Adam Smith tiene gran parte de la culpa del ninguneo a los servicios. Según Smith, un trabajo solo es productivo si se encarna en un “bien”, como sucede en una fábrica. El trabajo del músico, cocinero, payaso, soldado e incluso, del gobernante no serían productivos. Esta diferenciación entre las actividades de la industria y de los servicios fue recogida y realzada por Marx, multiplicando el error de Smith.

Pero el ensalzamiento de la manufacturera se apoya también en una segunda raíz. Se trata del papel histórico que jugaron las fábricas en el despegue económico, primero de Inglaterra durante el siglo XVIII, y luego en Estados Unidos y Europa durante el XIX, despegue al que se le conoce, justamente, como “revolución industrial.” Queda claro que, históricamente, las fábricas fueron los ‘strikers’ en el partido contra la pobreza, consecuencia del tipo de avances tecnológicos de esos años y que en gran parte se concibieron especialmente para elevar la productividad de las maquinarias usadas en las fábricas. No sorprende, entonces, que el término “industrialización” se haya vuelto sinónimo del despegue económico buscado por los países del tercer mundo.

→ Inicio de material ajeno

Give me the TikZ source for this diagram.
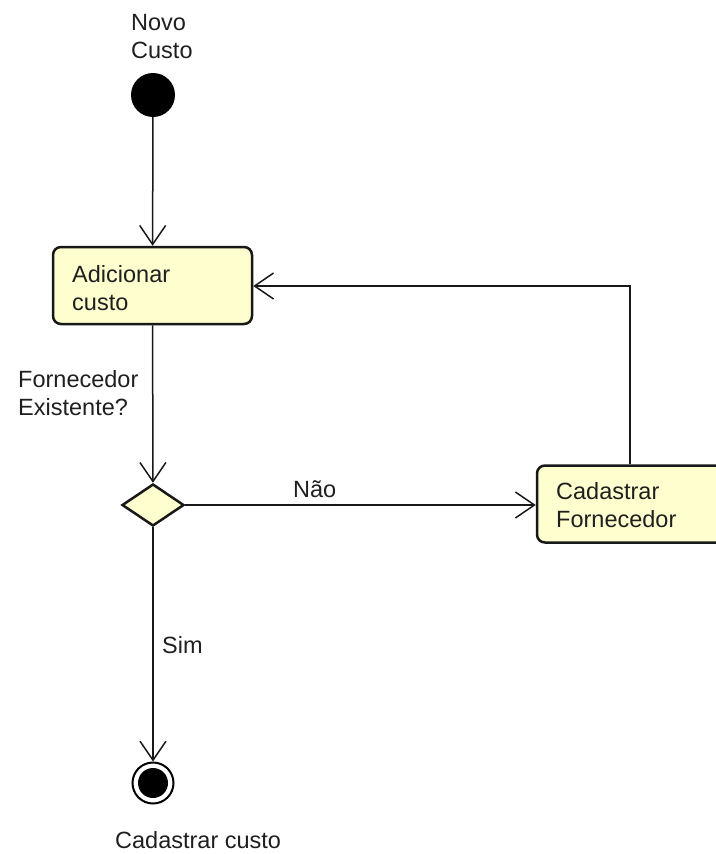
\documentclass[tikz,border=0pt]{standalone}
\usepackage{fontspec}
\setmainfont{Liberation Sans}
\usetikzlibrary{arrows.meta,shapes.geometric}
\definecolor{actfill}{HTML}{FEFECE}
\definecolor{ink}{HTML}{181818}
\tikzset{
  flow/.style={line width=1.5pt, draw=ink,
    -{Straight Barb[length=19pt,width=26pt,line width=1.5pt]}},
  activity/.style={draw=ink, fill=actfill, line width=2.5pt,
    rounded corners=8pt, minimum height=77pt, inner sep=0pt},
  decision/.style={diamond, draw=ink, fill=actfill, line width=2.5pt,
    minimum width=62pt, minimum height=42pt, inner sep=0pt, aspect=1.5},
  lbl/.style={font=\fontsize{23.5}{28}\selectfont, text=black!88, inner sep=0pt,
    anchor=base west, align=left},
}
\begin{document}
\begin{tikzpicture}[x=1pt,y=-1pt]
\useasboundingbox (0,0) rectangle (715,854);

% initial node
\node[circle, fill=black, minimum size=44pt, inner sep=0pt] (start) at (153,95) {};
\node[lbl] (startlbl) at (131,58) {Novo\\Custo};

% activities
\node[activity, minimum width=199pt] (add) at (152.5,285.5) {};
\node[lbl] (addlbl) at (72,310) {Adicionar\\custo};

\node[activity, minimum width=190pt] (forn) at (632,504) {};
\node[lbl] (fornlbl) at (556,527) {Cadastrar\\Fornecedor};

% decision
\node[decision] (dec) at (153,505) {};
\node[lbl] (declbl) at (18,415) {Fornecedor\\Existente?};

% final node
\node[circle, draw=black, line width=2pt, minimum size=41pt, inner sep=0pt] (endo) at (153,783) {};
\node[circle, fill=black, minimum size=30pt, inner sep=0pt] (endi) at (153,783) {};
\node[lbl] (endlbl) at (115,848) {Cadastrar custo};

% connectors
\draw[flow] (start) -- (add);
\draw[flow] (add) -- (dec);
\draw[flow] (dec.east) -- (forn.west |- dec.east);
\node[lbl] (nao) at (293,497) {Não};
\coordinate (up) at (630,286);
\draw[flow] (forn.north -| up) -- (up) -- (add.east |- up);
\draw[flow] (dec.south) -- (endo.north);
\node[lbl] (sim) at (162,653) {Sim};
\end{tikzpicture}
\end{document}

Sin embargo, la versión comúnmente aceptada acerca de la revolución industrial, en la que la industrialización es prácticamente sinónimo de desarrollo, nos puede despistar, tanto cuando interpretamos el pasado –como en el argumento acerca de los ferrocarriles del siglo XIX– como cuando queremos fijar lineamientos de política para el desarrollo futuro.

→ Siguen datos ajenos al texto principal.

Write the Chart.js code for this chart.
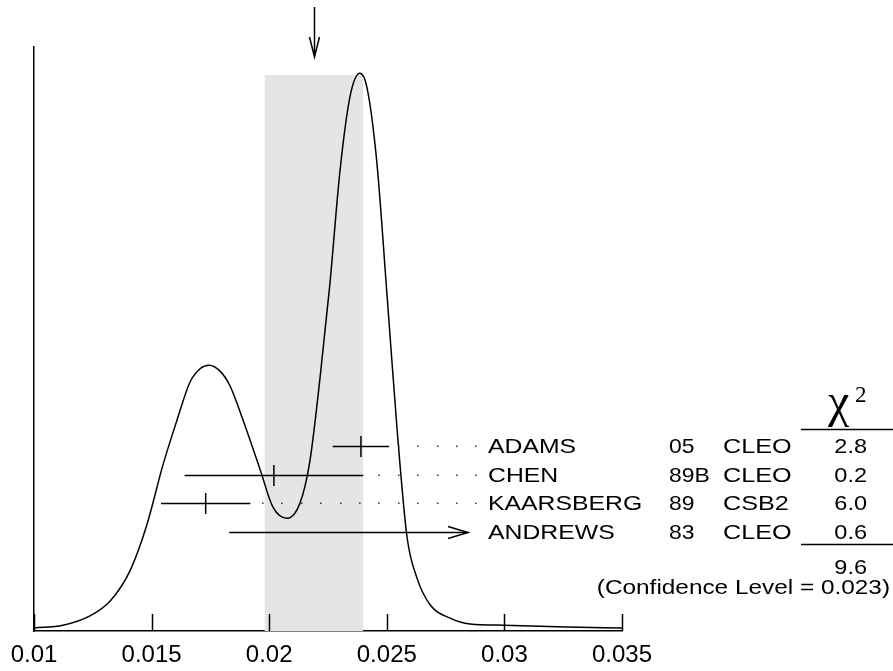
<!DOCTYPE html>
<html lang="en">
<head>
  <meta charset="UTF-8">
  <title>Ideogram</title>
  <script src="https://cdn.jsdelivr.net/npm/chart.js"></script>
  <style>
    body { margin: 0; background: #fff; }
    canvas { display: block; }
  </style>
</head>
<body>
  <canvas id="ideogram" width="893" height="671"></canvas>
  <script>
    // axis
    const xTicks = [0.01, 0.015, 0.02, 0.025, 0.03, 0.035];

    // ideogram curve (arbitrary height units, 100 = top of frame)
    const curveX = [0.0100, 0.01123, 0.01238, 0.01323, 0.01408, 0.01480, 0.01548, 0.01608, 0.01663, 0.01706,
                    0.01744, 0.01791, 0.01833, 0.01889, 0.01961, 0.02016, 0.02076, 0.02131, 0.02173, 0.02216,
                    0.02258, 0.02301, 0.02344, 0.02386, 0.02416, 0.02458, 0.02501, 0.02543, 0.02586, 0.02628,
                    0.02684, 0.02769, 0.02854, 0.02998, 0.03266, 0.0350];
    const curveY = [0.5, 1.0, 2.6, 5.1, 10.3, 18.2, 28.4, 36.1, 42.6, 44.9,
                    45.5, 44.5, 42.0, 36.1, 27.7, 21.2, 19.3, 21.9, 29.1, 43.3,
                    59.4, 78.8, 91.6, 95.5, 93.0, 80.1, 57.5, 34.9, 16.1, 9.1,
                    4.5, 2.2, 1.2, 1.0, 0.7, 0.5];

    // weighted average
    const avgValue = 0.0219;
    const avgError = 0.0021;
    const bandTop = 95.2;

    // measurements
    const authors = ['ADAMS', 'CHEN', 'KAARSBERG', 'ANDREWS'];
    const years = ['05', '89B', '89', '83'];
    const experiments = ['CLEO', 'CLEO', 'CSB2', 'CLEO'];
    const values = [0.0239, 0.0202, 0.0173, 0.0345];
    const errors = [0.0012, 0.0038, 0.0019, 0.0162];
    const chi2 = ['2.8', '0.2', '6.0', '0.6'];
    const chi2Total = '9.6';
    const confLevel = '0.023';

    const SANS = '"Liberation Sans", Arial, Helvetica, sans-serif';
    const SERIF = '"Liberation Serif", "Times New Roman", serif';

    // text in the source is a bit wider than Arial, so stretch it horizontally
    function stretchText(ctx, text, x, y, align, sx) {
      ctx.save();
      ctx.translate(x, y);
      ctx.scale(sx, 1);
      ctx.textAlign = align;
      ctx.fillText(text, 0, 0);
      ctx.restore();
    }

    const overlay = {
      id: 'overlay',
      afterDatasetsDraw(chart) {
        const ctx = chart.ctx;
        const xs = chart.scales.x;
        const area = chart.chartArea;
        ctx.save();
        ctx.strokeStyle = '#000';
        ctx.fillStyle = '#000';
        ctx.lineWidth = 1.5;

        // inward tick marks
        xTicks.forEach(v => {
          const px = Math.round(xs.getPixelForValue(v)) + 0.5;
          ctx.beginPath();
          ctx.moveTo(px, area.bottom);
          ctx.lineTo(px, area.bottom - 17);
          ctx.stroke();
        });

        // weighted average arrow
        const ax = Math.round(xs.getPixelForValue(avgValue)) + 0.5;
        ctx.beginPath();
        ctx.moveTo(ax, 7);
        ctx.lineTo(ax, 57);
        ctx.moveTo(ax - 5, 37);
        ctx.lineTo(ax, 57);
        ctx.lineTo(ax + 5, 37);
        ctx.stroke();

        // error bars + dotted leaders
        const rowTop = 446, rowStep = 28.7;
        const labelX = 488, barLimit = 468;
        values.forEach((v, i) => {
          const y = Math.round(rowTop + i * rowStep) + 0.5;
          const lo = xs.getPixelForValue(v - errors[i]);
          let hi = xs.getPixelForValue(v + errors[i]);
          const c = xs.getPixelForValue(v);
          const clipped = hi > barLimit;
          if (clipped) hi = barLimit;
          ctx.lineWidth = 1.5;
          ctx.beginPath();
          ctx.moveTo(lo, y);
          ctx.lineTo(hi, y);
          ctx.stroke();
          if (c <= hi) {
            ctx.beginPath();
            ctx.moveTo(c, y - 10.5);
            ctx.lineTo(c, y + 10.5);
            ctx.stroke();
          }
          if (clipped) {
            ctx.beginPath();
            ctx.moveTo(hi - 20, y - 6);
            ctx.lineTo(hi, y);
            ctx.lineTo(hi - 20, y + 6);
            ctx.stroke();
          } else {
            ctx.fillStyle = '#444';
            for (let d = 262; d < 480; d += 19.4) {
              if (d > hi + 8) ctx.fillRect(Math.round(d), y - 1, 1.6, 1.6);
            }
            ctx.fillStyle = '#000';
          }

          ctx.font = '21px ' + SANS;
          ctx.textBaseline = 'middle';
          stretchText(ctx, authors[i], labelX, y + 1, 'left', 1.18);
          stretchText(ctx, years[i], 669, y + 1, 'left', 1.09);
          stretchText(ctx, experiments[i], 723, y + 1, 'left', 1.2);
          stretchText(ctx, chi2[i], 867, y + 1, 'right', 1.12);
        });

        // chi2 column header and sum
        ctx.lineWidth = 1.5;
        ctx.beginPath();
        ctx.moveTo(801, 429.5);
        ctx.lineTo(893, 429.5);
        ctx.moveTo(801, 544.5);
        ctx.lineTo(893, 544.5);
        ctx.stroke();

        ctx.textAlign = 'left';
        ctx.textBaseline = 'alphabetic';
        ctx.font = '48px ' + SERIF;
        ctx.fillText('\u03c7', 828, 417);
        ctx.font = '23px ' + SERIF;
        ctx.fillText('2', 855, 402);

        ctx.font = '21px ' + SANS;
        ctx.textBaseline = 'middle';
        stretchText(ctx, chi2Total, 867, 568, 'right', 1.12);
        stretchText(ctx, '(Confidence Level = ' + confLevel + ')', 890, 588, 'right', 1.16);

        ctx.restore();
      }
    };

    new Chart(document.getElementById('ideogram'), {
      type: 'line',
      data: {
        datasets: [
          {
            data: curveX.map((x, i) => ({ x, y: curveY[i] })),
            borderColor: '#000',
            borderWidth: 1.5,
            pointRadius: 0,
            fill: false,
            cubicInterpolationMode: 'monotone',
            order: 1
          },
          {
            data: [{ x: avgValue - avgError, y: bandTop }, { x: avgValue + avgError, y: bandTop }],
            borderWidth: 0,
            borderColor: 'rgba(0,0,0,0)',
            backgroundColor: '#e5e5e5',
            pointRadius: 0,
            fill: 'origin',
            order: 2
          }
        ]
      },
      options: {
        responsive: false,
        animation: false,
        layout: { padding: { left: 34, right: 271, top: 47, bottom: 0 } },
        plugins: { legend: { display: false }, tooltip: { enabled: false } },
        scales: {
          x: {
            type: 'linear',
            min: 0.01,
            max: 0.035,
            afterBuildTicks: s => { s.ticks = xTicks.map(v => ({ value: v })); },
            afterFit: s => { s.height = 40; },
            grid: { display: false, drawTicks: false },
            border: { display: true, color: '#000', width: 1.5 },
            ticks: {
              padding: 10,
              color: '#000',
              maxRotation: 0,
              autoSkip: false,
              font: { family: SANS, size: 24 },
              callback: v => Number(v.toFixed(3)).toString()
            }
          },
          y: {
            min: 0,
            max: 100,
            afterFit: s => { s.width = 0; },
            grid: { display: false, drawTicks: false },
            border: { display: true, color: '#000', width: 1.5 },
            ticks: { display: false }
          }
        }
      },
      plugins: [overlay]
    });
  </script>
</body>
</html>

La comparación con el equipo de fútbol lo dice todo. Sabemos perfectamente que, a pesar de la atención que reciben los goleadores, ganar un partido es obra de once jugadores. En el caso de una economía, existen experiencias de actividades que despuntan individualmente, como los hallazgos de petróleo o yacimientos de algún mineral, y que pueden ser explotadas casi aisladamente del resto de la economía. Pero más comúnmente el desarrollo de una actividad requiere de los aportes de otros componentes de la economía y de la sociedad. Esa concurrencia de diversos sectores y actividades, como la de los once jugadores de la selección, es la clave del éxito.

Un indicio de esa interdependencia la encontramos en los datos que revelan las estructuras productivas de los países. Contradiciendo la idea de una equivalencia entre desarrollo e industrialización, se descubre que las actividades largamente dominantes en los países ricos son los servicios, que hoy producen 75% del PBI total, mientras que la manufactura es apenas 20%, tendencia que sigue aumentando. En Estados Unidos, los servicios generan incluso 79% del PBI y 86% del empleo. En Alemania y Japón, dos naciones que se consideran casi arquetipos del éxito industrial, el porcentaje del empleo dedicado a los servicios llega a ser 80% y 82% respectivamente.

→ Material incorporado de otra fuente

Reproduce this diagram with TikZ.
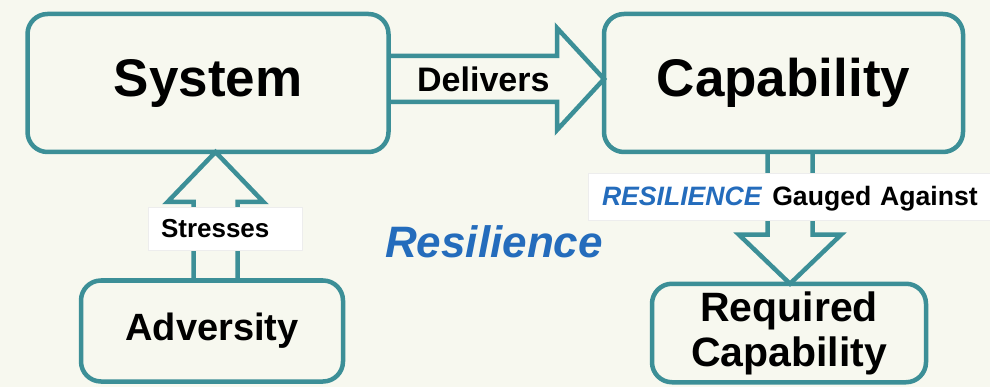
\documentclass[tikz,border=0pt]{standalone}
\usepackage{fontspec}
\setmainfont{Liberation Sans}
\usepackage{tikz}
\usetikzlibrary{calc}
\definecolor{edgeteal}{RGB}{60,143,151}
\definecolor{paper}{RGB}{247,248,239}
\definecolor{resblue}{RGB}{36,108,188}
\tikzset{box/.style={shape=rectangle, draw=edgeteal, fill=paper, line width=4.5pt,
    rounded corners=20pt, inner sep=0pt, outer sep=0pt, align=center}}
\tikzset{fat/.style={draw=edgeteal, line width=4.5pt, line join=miter}}
\tikzset{tag/.style={fill=white, draw=black!7, line width=0.8pt, align=left,
    inner ysep=0pt, outer sep=0pt, text depth=0pt}}

\begin{document}
\begin{tikzpicture}[x=1pt, y=-1pt]
      \useasboundingbox[fill=paper] (0,0) rectangle (990,387);
      \node[box, minimum width=361pt, minimum height=138pt,
        font=\bfseries\fontsize{53}{53}\selectfont] (system) at (208,83) {System};
      \node[box, minimum width=359pt, minimum height=138pt,
        font=\bfseries\fontsize{53}{53}\selectfont] (capability) at (783.5,83) {Capability};
      \node[box, minimum width=262pt, minimum height=101pt,
        font=\bfseries\fontsize{38}{38}\selectfont] (adversity) at (212,331) {Adversity};
      \node[box, minimum width=274pt, minimum height=98.5pt,
        font=\bfseries\fontsize{41}{45}\selectfont] (required) at (789,333) {Required\\Capability};
      % system delivers capability
      \coordinate (d0) at ($(system.east)+(0,-4)$);
      \coordinate (d1) at ($(capability.west)+(0,-4)$);
      \draw[fat] ($(d0)+(0,-23)$) -- ($(d1)+(-47,-23)$) -- ($(d1)+(-47,-51)$) -- (d1)
        -- ($(d1)+(-47,51)$) -- ($(d1)+(-47,23)$) -- ($(d0)+(0,23)$);
      \node[font=\bfseries\fontsize{34}{34}\selectfont] (delivers) at ($(d0)!0.44!(d1)$) {Delivers};
      % adversity stresses system
      \coordinate (s1) at ($(system.south)+(7.5,0)$);
      \coordinate (s0) at (s1 |- adversity.north);
      \draw[fat] ($(s0)+(-22,0)$) -- ($(s1)+(-22,50)$) -- ($(s1)+(-48,50)$) -- (s1)
        -- ($(s1)+(48,50)$) -- ($(s1)+(22,50)$) -- ($(s0)+(22,0)$);
      \node[tag, text width=128pt, minimum height=43pt, text height=18.6pt, inner xsep=13pt,
        font=\bfseries\fontsize{26}{26}\selectfont] (stresses) at (225,228.5) {Stresses};
      % capability gauged against required capability
      \coordinate (g0) at ($(capability.south)+(6.5,0)$);
      \coordinate (g1) at (g0 |- required.north);
      \draw[fat] ($(g0)+(-22.5,0)$) -- ($(g1)+(-22.5,-49)$) -- ($(g1)+(-51,-49)$) -- (g1)
        -- ($(g1)+(51,-49)$) -- ($(g1)+(22.5,-49)$) -- ($(g0)+(22.5,0)$);
      \node[tag, text width=420pt, minimum height=47pt, text height=19pt, inner xsep=14pt,
        font=\bfseries\fontsize{26.6}{26.6}\selectfont] (gauge) at (812,196.5)
        {{\color{resblue}\itshape RESILIENCE}\hspace{0.4em}Gauged Against};
      \node[text=resblue, font=\bfseries\itshape\fontsize{44}{44}\selectfont] (resilience)
        at (494,242) {Resilience};
    \end{tikzpicture}
\end{document}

En general, se empieza a entender que el desarrollo depende no de la creación de una u otra actividad en particular sino de la existencia de una plataforma institucional y de servicios necesarios para cualquier actividad. Las ciudades cumplen gran parte de esa función, de tener a la mano una multiplicidad de proveedores de los bienes y servicios necesarios para una actividad en particular, permitiendo de esa manera una constante evolución de actividades que aprovechan las cambiantes oportunidades del mercado. La trama central de esa plataforma son los distintos medios de comunicación y de transporte, pero son centrales también los proveedores de seguridad, de financiamiento y la cercanía de las autoridades con quienes es necesario dialogar continuamente para definir las múltiples interpretaciones legales que requiere toda actividad.

Entender la función central de la plataforma de servicios nos ayudaría también a lograr una apreciación más completa de nuestra historia. El criterio generalizado de que el siglo XIX fue un siglo perdido para el desarrollo económico peruano, sustentado en gran parte en el poco crecimiento de industrias manufactureras, como afirmaba el autor citado en esta columna, debe ser complementado con una mirada más integral a los avances logrados en cuanto a la creación de esa plataforma productiva, incluyendo medios de transporte, bancos, talleres mecánicos, y una institucionalidad más estable y previsible. La creación de ese conjunto de facilidades y servicios tiene que ser el objetivo principal de una política de desarrollo. La tarea del historiador, entonces, es complicada porque no todo el avance es fácilmente visible, como sucede cuando ha llovido en el desierto, y una semilla de algarrobo, fertilizada por una cabra y enterrada en la arena, toma vida debajo de la tierra para finalmente brotar más adelante.